At least one of the characters, the perceptive and prodigal son Joey Berglund, notices that something is amiss: when his life becomes dreary and lonely after the September 11 attacks, he believes that “the culprit, in hindsight, seemed almost like bin Laden but not quite. The culprit was something deeper, something not political, something structurally malicious.” But the most obvious structural malice in “Freedom” comes from Franzen himself, and his single-minded determination to create a perfect, tidy tragedy.
“Freedom” is a novel about space—each of its characters labors under the quaintly American notion that enough physical distance will resolve any problem, from Joey’s clingy girlfriend to the extinction of the cerulean warbler, the Appalachian songbird that Walter dedicates himself to preserving. Of course, Franzen’s characters run but they never successfully hide, and each subplot turns on the characters’ decisions to stop running and sacrifice freedom for responsibility.
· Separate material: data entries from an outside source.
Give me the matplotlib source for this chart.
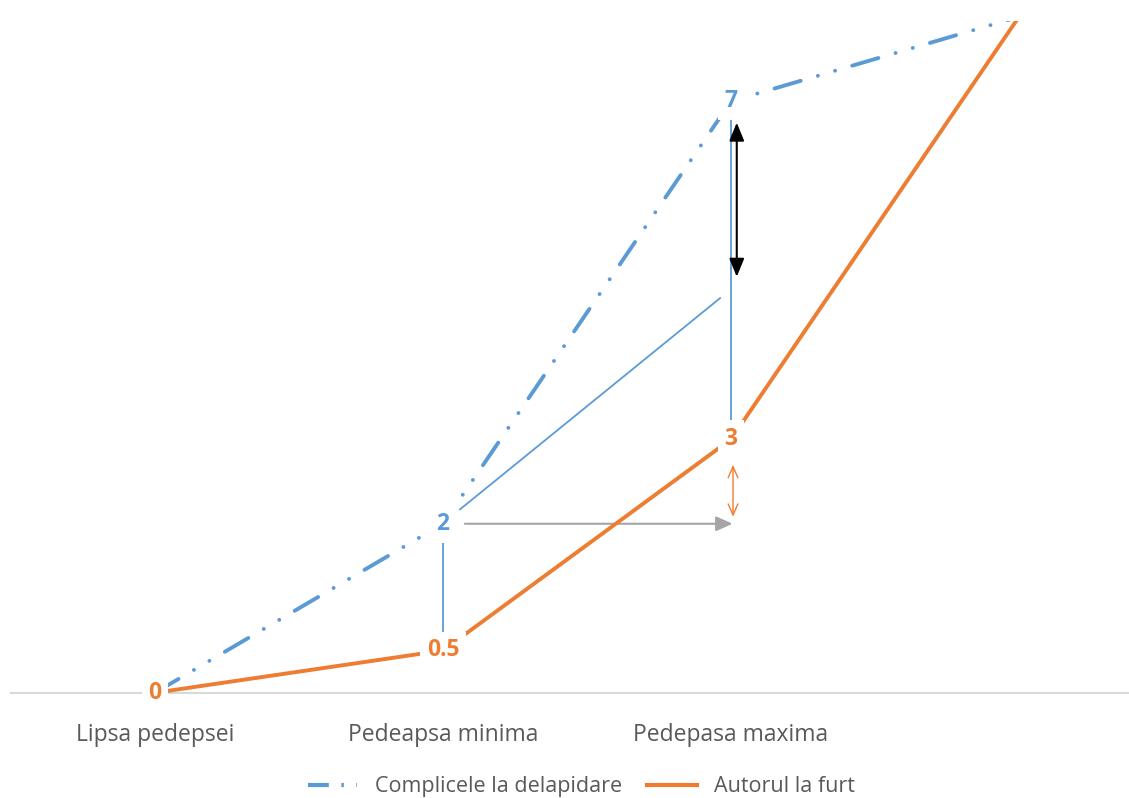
import matplotlib
matplotlib.use('Agg')
import matplotlib.pyplot as plt
from matplotlib.lines import Line2D

# categories and series
categories = ['Lipsa pedepsei', 'Pedeapsa minima', 'Pedepasa maxima', '']
complice = [0, 2, 7, 8]
autor = [0, 0.5, 3, 8]
complice_labels = ['', '2', '7', '']
autor_labels = ['0', '0.5', '3', '']

BLUE = '#5b9bd5'
ORANGE = '#ed7d31'
GREY_TXT = '#595959'
DASH_DOT_DOT = (7, 4.6, 0.01, 4.6, 0.01, 4.6)

plt.rcParams['font.family'] = ['Open Sans', 'DejaVu Sans']

fig = plt.figure(figsize=(11.29, 7.98), dpi=100)
# plot area is wider than the picture on the right side
ax = fig.add_axes([11 / 1129, 0.1266, 1152 / 1129, 0.8471])
x = list(range(len(categories)))

ax.plot(x, complice, color=BLUE, lw=2.8, dashes=DASH_DOT_DOT,
        dash_capstyle='round', zorder=3)
ax.plot(x, autor, color=ORANGE, lw=2.8, zorder=3)

# helper lines between the two series
ax.plot([1, 1], [autor[1], complice[1]], color=BLUE, lw=1.3, zorder=2)
ax.plot([2, 2], [autor[2], complice[2]], color=BLUE, lw=1.3, zorder=2)
ax.plot([1.059, 1.962], [2.17, 4.67], color=BLUE, lw=1.3, zorder=2)

ax.annotate('', xy=(2.015, 2.0), xytext=(1.066, 2.0),
            arrowprops=dict(arrowstyle='-|>,head_length=1.0,head_width=0.45',
                            color='#a5a5a5', lw=1.5), zorder=2)
ax.annotate('', xy=(2.02, 6.78), xytext=(2.02, 4.89),
            arrowprops=dict(arrowstyle='<|-|>,head_length=1.1,head_width=0.45',
                            color='black', lw=1.5), zorder=4)
ax.annotate('', xy=(2.007, 2.73), xytext=(2.007, 2.05),
            arrowprops=dict(arrowstyle='<->,head_length=0.8,head_width=0.35',
                            color=ORANGE, lw=1.0), zorder=2)

# data labels sit on the points with a white box that cuts the lines
for xi, yi, t in zip(x, complice, complice_labels):
    if t:
        ax.text(xi, yi, t, color=BLUE, fontsize=16.5, fontweight='bold',
                ha='center', va='center', zorder=5,
                bbox=dict(facecolor='white', edgecolor='none', pad=5))
for xi, yi, t in zip(x, autor, autor_labels):
    if t:
        ax.text(xi, yi, t, color=ORANGE, fontsize=16.5, fontweight='bold',
                ha='center', va='center', zorder=5, clip_on=False,
                bbox=dict(facecolor='white', edgecolor='none', pad=5))

ax.set_xlim(-0.5, 3.5)
ax.set_ylim(-0.05, 7.95)
ax.set_xticks(x)
ax.set_xticklabels(categories)
ax.tick_params(axis='x', length=0, pad=22, labelsize=16.5, labelcolor=GREY_TXT)
ax.set_yticks([])
for s in ['top', 'right', 'left']:
    ax.spines[s].set_visible(False)
ax.spines['bottom'].set_position(('data', 0))
ax.spines['bottom'].set_color('#d9d9d9')
ax.spines['bottom'].set_linewidth(1.5)
ax.spines['bottom'].set_zorder(1)

handles = [Line2D([], [], color=BLUE, lw=3, dashes=(5, 3, 0.6, 3, 0.6, 3)),
           Line2D([], [], color=ORANGE, lw=3)]
fig.legend(handles, ['Complicele la delapidare', 'Autorul la furt'],
           loc='center', bbox_to_anchor=(0.515, 0.014), ncol=2, frameon=False,
           fontsize=15.5, labelcolor=GREY_TXT, handlelength=2.3,
           columnspacing=1.2, handletextpad=0.8)

fig.savefig('out.png', dpi=100)
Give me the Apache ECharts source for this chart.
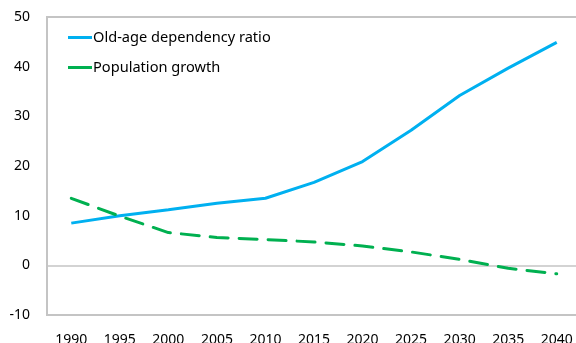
<!DOCTYPE html>
<html><head><meta charset="utf-8">
<script src="https://cdn.jsdelivr.net/npm/echarts@6/dist/echarts.min.js"></script>
<style>html,body{margin:0;padding:0;background:#fff}#c{width:576px;height:343px}</style>
</head><body><div id="c"></div>
<script>
const years = ['1990','1995','2000','2005','2010','2015','2020','2025','2030','2035','2040'];
const oldAgeRatio = [8.5, 10.0, 11.2, 12.5, 13.5, 16.7, 20.9, 27.2, 34.2, 39.7, 44.9];
const popGrowth = [13.5, 9.9, 6.6, 5.6, 5.2, 4.7, 3.9, 2.7, 1.2, -0.6, -1.7];
const yTicks = {min: -10, max: 50, interval: 10};

const chart = echarts.init(document.getElementById('c'));
const font = 'Noto Sans';
const gridCol = '#c4c4c4';
const clear = 'rgba(0,0,0,0)';
chart.setOption({
  animation: false,
  grid: {left: 47, top: 17, width: 534, bottom: 28, containLabel: false, outerBoundsMode: 'none',
         show: true, borderColor: gridCol, borderWidth: 2},
  legend: {
    orient: 'vertical', left: 63, top: 25, itemGap: 15, itemWidth: 24, itemHeight: 3, icon: 'rect',
    textStyle: {fontFamily: font, fontSize: 14.6, color: '#000', padding: [0,0,0,-4]},
    data: ['Old-age dependency ratio', 'Population growth']
  },
  xAxis: {
    type: 'category', data: years, boundaryGap: true,
    axisLine: {show: true, onZero: false, lineStyle: {color: gridCol, width: 2}}, axisTick: {show: false},
    axisLabel: {fontFamily: font, fontSize: 14, color: '#000', margin: 18, interval: 0}
  },
  yAxis: {
    type: 'value', min: yTicks.min, max: yTicks.max, interval: yTicks.interval,
    axisLine: {show: true, lineStyle: {color: gridCol, width: 2}}, axisTick: {show: false},
    axisLabel: {fontFamily: font, fontSize: 14, color: '#000', margin: 17},
    splitLine: {show: true, lineStyle: {width: 1.5, color: [clear, gridCol, clear, clear, clear, clear, gridCol]}}
  },
  series: [
    {name: 'Old-age dependency ratio', type: 'line', data: oldAgeRatio, showSymbol: false, symbol: 'none',
     lineStyle: {color: '#00b0f0', width: 3}, itemStyle: {color: '#00b0f0'}},
    {name: 'Population growth', type: 'line', data: popGrowth, showSymbol: false, symbol: 'none',
     lineStyle: {color: '#00b050', width: 3, type: [18, 11], cap: 'round'}, itemStyle: {color: '#00b050'}}
  ]
});
</script></body></html>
As each one does this, he or she is duly rewarded with a happy ending, and the characters march in lockstep towards this destiny. The single character who never gives up on freedom’s grandiose allure is smote by an angry deus ex machina. David Foster Wallace won attention and support when he advocated “passionately moral fiction,” but one doubts that Franzen’s Old Testament moral absolutism was quite what Wallace had in mind.
It is strange that, given Franzen’s preoccupation with the idea of space, he remains quite unconcerned with place. Walter and Patty Berglund move from St. Paul to Washington, D.C. in the novel, but beyond physical descriptions and ‘red’/’blue’ state stereotypes, both of these settings are oddly flat. St. Paul seems like particularly rich grist for Franzen’s mill, but it is ultimately reduced to a generic liberal subdivision where stay-at-home mothers while away “afternoon[s] of public radio, the Silver Palate Cookbook, cloth diapers, drywall compound, and latex paint, and then Goodnight Moon, and then zinfandel.” If Franzen’s earlier novels were like films shot on location, “Freedom” unfolds against a painted backdrop.
Franzen has been hailed for resurrecting the social novel, but there was a reason it fell out of favor in the first place. His 2001 National Book Award-winning novel “The Corrections” showcased for contemporary readers the most appealing aspects of social realism: a sprawling collection of characters, ample opportunity for satire, and a rollicking narrative substantial enough to be at once bawdy and beautiful; uncomfortable and heartbreaking. “Freedom” expands on this template, and in doing so reveals the obtuse side of contemporary realism. Franzen’s players, though gorgeously rendered, are mere variables in what amounts more to a social and moral calculus than a novel.